BEGIN Dataset excerpt

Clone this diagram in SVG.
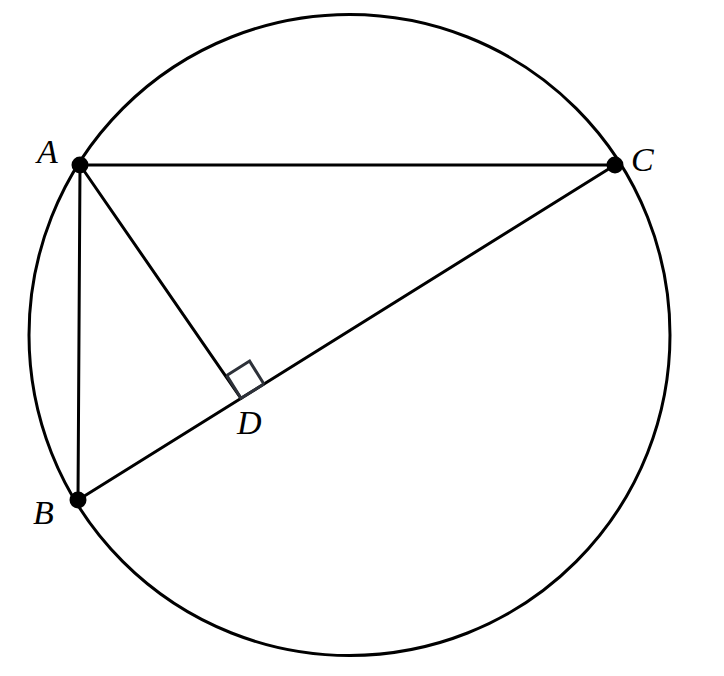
<svg xmlns="http://www.w3.org/2000/svg" width="724" height="676" viewBox="0 0 724 676">
<style>
.ln{stroke:#000;stroke-width:3;fill:none;stroke-linecap:round}
.pt{fill:#000}
.lbl{font-family:"Liberation Serif","DejaVu Serif",serif;font-style:italic;font-size:34px;fill:#000}
.mk{stroke:#2d3139;stroke-width:3;fill:none}
</style>
<rect width="724" height="676" fill="#fff"/>
<g id="circle"><circle class="ln" cx="349.5" cy="335" r="320.5"/></g>
<g id="connectors">
<line class="ln" x1="80" y1="165" x2="615" y2="165"/>
<line class="ln" x1="80" y1="165" x2="78" y2="500"/>
<line class="ln" x1="78" y1="500" x2="615" y2="165"/>
<line class="ln" x1="80" y1="165" x2="241" y2="398.3"/>
<polyline class="mk" points="226.7,375.4 249.6,361.1 263.9,384"/>
<polyline class="mk" points="226.7,375.4 241,398.3 263.9,384"/>
</g>
<g id="A"><circle class="pt" cx="80" cy="165" r="8.5"/><text class="lbl" x="37" y="163">A</text></g>
<g id="C"><circle class="pt" cx="615" cy="165" r="8.5"/><text class="lbl" x="631" y="171">C</text></g>
<g id="B"><circle class="pt" cx="78" cy="500" r="8.5"/><text class="lbl" x="33" y="524">B</text></g>
<g id="D"><text class="lbl" x="237" y="434">D</text></g>
</svg>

END Dataset excerpt

# Requirement:
Copy the listing exactly. Any image in it stays out of the copy.

# Finished task:
Clone this diagram in SVG.
<svg xmlns="http://www.w3.org/2000/svg" width="724" height="676" viewBox="0 0 724 676">
<style>
.ln{stroke:#000;stroke-width:3;fill:none;stroke-linecap:round}
.pt{fill:#000}
.lbl{font-family:"Liberation Serif","DejaVu Serif",serif;font-style:italic;font-size:34px;fill:#000}
.mk{stroke:#2d3139;stroke-width:3;fill:none}
</style>
<rect width="724" height="676" fill="#fff"/>
<g id="circle"><circle class="ln" cx="349.5" cy="335" r="320.5"/></g>
<g id="connectors">
<line class="ln" x1="80" y1="165" x2="615" y2="165"/>
<line class="ln" x1="80" y1="165" x2="78" y2="500"/>
<line class="ln" x1="78" y1="500" x2="615" y2="165"/>
<line class="ln" x1="80" y1="165" x2="241" y2="398.3"/>
<polyline class="mk" points="226.7,375.4 249.6,361.1 263.9,384"/>
<polyline class="mk" points="226.7,375.4 241,398.3 263.9,384"/>
</g>
<g id="A"><circle class="pt" cx="80" cy="165" r="8.5"/><text class="lbl" x="37" y="163">A</text></g>
<g id="C"><circle class="pt" cx="615" cy="165" r="8.5"/><text class="lbl" x="631" y="171">C</text></g>
<g id="B"><circle class="pt" cx="78" cy="500" r="8.5"/><text class="lbl" x="33" y="524">B</text></g>
<g id="D"><text class="lbl" x="237" y="434">D</text></g>
</svg>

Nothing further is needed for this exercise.